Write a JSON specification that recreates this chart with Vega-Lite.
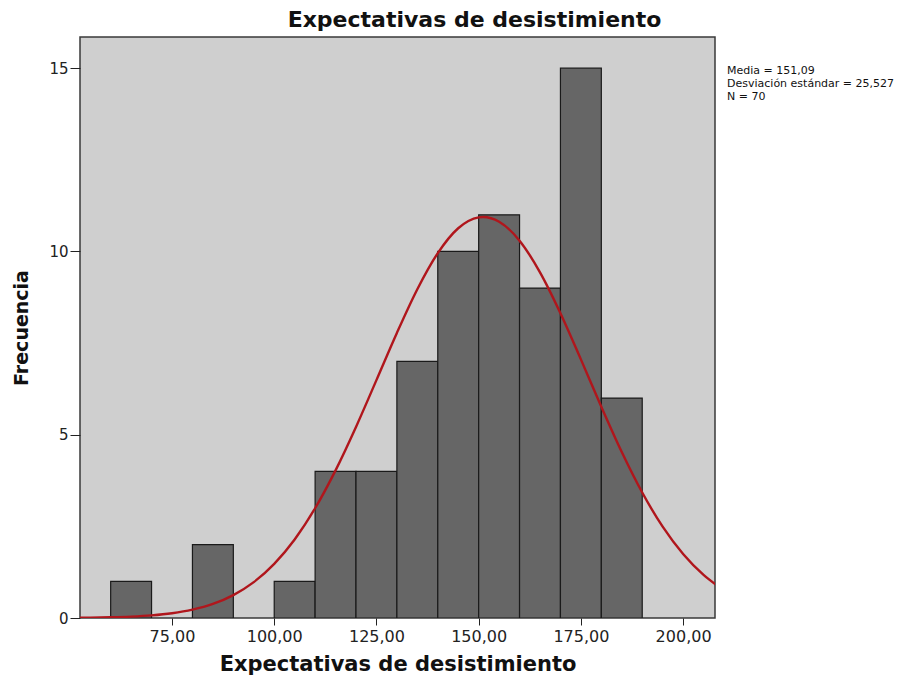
{
  "$schema": "https://vega.github.io/schema/vega-lite/v6.json",
  "width": 635,
  "height": 581,
  "autosize": {"type": "none"},
  "padding": {"left": 80, "top": 37, "right": 208, "bottom": 64},
  "background": "white",
  "config": {
    "font": "DejaVu Sans",
    "view": {"fill": "#cfcfcf", "stroke": "#3a3a3a", "strokeWidth": 1.5}
  },
  "view": {"fill": "#cfcfcf", "stroke": "#3a3a3a", "strokeWidth": 1.5},
  "title": {
    "text": "Expectativas de desistimiento",
    "fontSize": 22,
    "fontWeight": "bold",
    "font": "DejaVu Sans",
    "color": "#111",
    "offset": 5,
    "dx": 77
  },
  "datasets": {
    "bins": [
      {"bin_start": 60, "bin_end": 70, "count": 1},
      {"bin_start": 80, "bin_end": 90, "count": 2},
      {"bin_start": 100, "bin_end": 110, "count": 1},
      {"bin_start": 110, "bin_end": 120, "count": 4},
      {"bin_start": 120, "bin_end": 130, "count": 4},
      {"bin_start": 130, "bin_end": 140, "count": 7},
      {"bin_start": 140, "bin_end": 150, "count": 10},
      {"bin_start": 150, "bin_end": 160, "count": 11},
      {"bin_start": 160, "bin_end": 170, "count": 9},
      {"bin_start": 170, "bin_end": 180, "count": 15},
      {"bin_start": 180, "bin_end": 190, "count": 6}
    ],
    "curve": [
      {"x": 52, "y": 0.0058}, {"x": 55, "y": 0.0092}, {"x": 60, "y": 0.0188},
      {"x": 65, "y": 0.0371}, {"x": 70, "y": 0.0703}, {"x": 75, "y": 0.1287},
      {"x": 80, "y": 0.2265}, {"x": 85, "y": 0.383}, {"x": 90, "y": 0.625},
      {"x": 95, "y": 0.978}, {"x": 100, "y": 1.478}, {"x": 105, "y": 2.143},
      {"x": 110, "y": 2.994}, {"x": 115, "y": 4.027}, {"x": 120, "y": 5.212},
      {"x": 125, "y": 6.489}, {"x": 130, "y": 7.776}, {"x": 135, "y": 8.969},
      {"x": 140, "y": 9.954}, {"x": 145, "y": 10.633}, {"x": 150, "y": 10.93},
      {"x": 151.09, "y": 10.94}, {"x": 155, "y": 10.812}, {"x": 160, "y": 10.294},
      {"x": 165, "y": 9.43}, {"x": 170, "y": 8.315}, {"x": 175, "y": 7.055},
      {"x": 180, "y": 5.761}, {"x": 185, "y": 4.527}, {"x": 190, "y": 3.423},
      {"x": 195, "y": 2.491}, {"x": 200, "y": 1.745}, {"x": 205, "y": 1.176},
      {"x": 208, "y": 0.911}
    ],
    "stats": [
      {"stat": "Media = 151,09"},
      {"stat": "Desviación estándar = 25,527"},
      {"stat": "N = 70"}
    ]
  },
  "layer": [
    {
      "data": {"name": "bins"},
      "mark": {"type": "bar", "fill": "#666666", "stroke": "#1a1a1a", "strokeWidth": 1.2, "clip": true},
      "encoding": {
        "x": {
          "field": "bin_start", "type": "quantitative",
          "scale": {"domain": [52.5, 207.8], "nice": false, "zero": false},
          "axis": {
            "title": "Expectativas de desistimiento",
            "titleFontSize": 21, "titleFontWeight": "bold", "titleColor": "#111",
            "titlePadding": 9,
            "values": [75, 100, 125, 150, 175, 200],
            "labelExpr": "replace(format(datum.value, '.2f'), '.', ',')",
            "labelFontSize": 16, "labelColor": "#222", "labelPadding": 3,
            "tickSize": 7, "tickColor": "#222", "domain": false, "grid": false
          }
        },
        "x2": {"field": "bin_end"},
        "y": {
          "field": "count", "type": "quantitative",
          "scale": {"domain": [0, 15.85], "nice": false},
          "axis": {
            "title": "Frecuencia",
            "titleFontSize": 19, "titleFontWeight": "bold", "titleColor": "#111",
            "titlePadding": 17,
            "values": [0, 5, 10, 15],
            "labelFontSize": 15, "labelColor": "#222", "labelPadding": 2,
            "tickSize": 10, "tickColor": "#222", "domain": false, "grid": false
          }
        },
        "y2": {"datum": 0}
      }
    },
    {
      "data": {"name": "curve"},
      "mark": {"type": "line", "color": "#b0161c", "strokeWidth": 2.4, "interpolate": "monotone", "clip": true},
      "encoding": {
        "x": {"field": "x", "type": "quantitative"},
        "y": {"field": "y", "type": "quantitative"}
      }
    },
    {
      "data": {"name": "stats"},
      "mark": {"type": "point", "opacity": 0},
      "encoding": {
        "color": {
          "field": "stat", "type": "nominal",
          "scale": {"domain": ["Media = 151,09", "Desviación estándar = 25,527", "N = 70"], "range": ["#000", "#000", "#000"]},
          "legend": {
            "title": null,
            "orient": "none",
            "legendX": 636,
            "legendY": 28,
            "symbolOpacity": 0,
            "symbolSize": 1,
            "symbolStrokeWidth": 0,
            "labelOffset": 0,
            "labelFontSize": 11,
            "labelColor": "#111",
            "labelLimit": 300,
            "rowPadding": 1,
            "padding": 0
          }
        }
      }
    }
  ]
}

_Task instructions:_ Leaving the pictures aside, transcribe the entire listing exactly.

_Result:_
Write a JSON specification that recreates this chart with Vega-Lite.
{
  "$schema": "https://vega.github.io/schema/vega-lite/v6.json",
  "width": 635,
  "height": 581,
  "autosize": {"type": "none"},
  "padding": {"left": 80, "top": 37, "right": 208, "bottom": 64},
  "background": "white",
  "config": {
    "font": "DejaVu Sans",
    "view": {"fill": "#cfcfcf", "stroke": "#3a3a3a", "strokeWidth": 1.5}
  },
  "view": {"fill": "#cfcfcf", "stroke": "#3a3a3a", "strokeWidth": 1.5},
  "title": {
    "text": "Expectativas de desistimiento",
    "fontSize": 22,
    "fontWeight": "bold",
    "font": "DejaVu Sans",
    "color": "#111",
    "offset": 5,
    "dx": 77
  },
  "datasets": {
    "bins": [
      {"bin_start": 60, "bin_end": 70, "count": 1},
      {"bin_start": 80, "bin_end": 90, "count": 2},
      {"bin_start": 100, "bin_end": 110, "count": 1},
      {"bin_start": 110, "bin_end": 120, "count": 4},
      {"bin_start": 120, "bin_end": 130, "count": 4},
      {"bin_start": 130, "bin_end": 140, "count": 7},
      {"bin_start": 140, "bin_end": 150, "count": 10},
      {"bin_start": 150, "bin_end": 160, "count": 11},
      {"bin_start": 160, "bin_end": 170, "count": 9},
      {"bin_start": 170, "bin_end": 180, "count": 15},
      {"bin_start": 180, "bin_end": 190, "count": 6}
    ],
    "curve": [
      {"x": 52, "y": 0.0058}, {"x": 55, "y": 0.0092}, {"x": 60, "y": 0.0188},
      {"x": 65, "y": 0.0371}, {"x": 70, "y": 0.0703}, {"x": 75, "y": 0.1287},
      {"x": 80, "y": 0.2265}, {"x": 85, "y": 0.383}, {"x": 90, "y": 0.625},
      {"x": 95, "y": 0.978}, {"x": 100, "y": 1.478}, {"x": 105, "y": 2.143},
      {"x": 110, "y": 2.994}, {"x": 115, "y": 4.027}, {"x": 120, "y": 5.212},
      {"x": 125, "y": 6.489}, {"x": 130, "y": 7.776}, {"x": 135, "y": 8.969},
      {"x": 140, "y": 9.954}, {"x": 145, "y": 10.633}, {"x": 150, "y": 10.93},
      {"x": 151.09, "y": 10.94}, {"x": 155, "y": 10.812}, {"x": 160, "y": 10.294},
      {"x": 165, "y": 9.43}, {"x": 170, "y": 8.315}, {"x": 175, "y": 7.055},
      {"x": 180, "y": 5.761}, {"x": 185, "y": 4.527}, {"x": 190, "y": 3.423},
      {"x": 195, "y": 2.491}, {"x": 200, "y": 1.745}, {"x": 205, "y": 1.176},
      {"x": 208, "y": 0.911}
    ],
    "stats": [
      {"stat": "Media = 151,09"},
      {"stat": "Desviación estándar = 25,527"},
      {"stat": "N = 70"}
    ]
  },
  "layer": [
    {
      "data": {"name": "bins"},
      "mark": {"type": "bar", "fill": "#666666", "stroke": "#1a1a1a", "strokeWidth": 1.2, "clip": true},
      "encoding": {
        "x": {
          "field": "bin_start", "type": "quantitative",
          "scale": {"domain": [52.5, 207.8], "nice": false, "zero": false},
          "axis": {
            "title": "Expectativas de desistimiento",
            "titleFontSize": 21, "titleFontWeight": "bold", "titleColor": "#111",
            "titlePadding": 9,
            "values": [75, 100, 125, 150, 175, 200],
            "labelExpr": "replace(format(datum.value, '.2f'), '.', ',')",
            "labelFontSize": 16, "labelColor": "#222", "labelPadding": 3,
            "tickSize": 7, "tickColor": "#222", "domain": false, "grid": false
          }
        },
        "x2": {"field": "bin_end"},
        "y": {
          "field": "count", "type": "quantitative",
          "scale": {"domain": [0, 15.85], "nice": false},
          "axis": {
            "title": "Frecuencia",
            "titleFontSize": 19, "titleFontWeight": "bold", "titleColor": "#111",
            "titlePadding": 17,
            "values": [0, 5, 10, 15],
            "labelFontSize": 15, "labelColor": "#222", "labelPadding": 2,
            "tickSize": 10, "tickColor": "#222", "domain": false, "grid": false
          }
        },
        "y2": {"datum": 0}
      }
    },
    {
      "data": {"name": "curve"},
      "mark": {"type": "line", "color": "#b0161c", "strokeWidth": 2.4, "interpolate": "monotone", "clip": true},
      "encoding": {
        "x": {"field": "x", "type": "quantitative"},
        "y": {"field": "y", "type": "quantitative"}
      }
    },
    {
      "data": {"name": "stats"},
      "mark": {"type": "point", "opacity": 0},
      "encoding": {
        "color": {
          "field": "stat", "type": "nominal",
          "scale": {"domain": ["Media = 151,09", "Desviación estándar = 25,527", "N = 70"], "range": ["#000", "#000", "#000"]},
          "legend": {
            "title": null,
            "orient": "none",
            "legendX": 636,
            "legendY": 28,
            "symbolOpacity": 0,
            "symbolSize": 1,
            "symbolStrokeWidth": 0,
            "labelOffset": 0,
            "labelFontSize": 11,
            "labelColor": "#111",
            "labelLimit": 300,
            "rowPadding": 1,
            "padding": 0
          }
        }
      }
    }
  ]
}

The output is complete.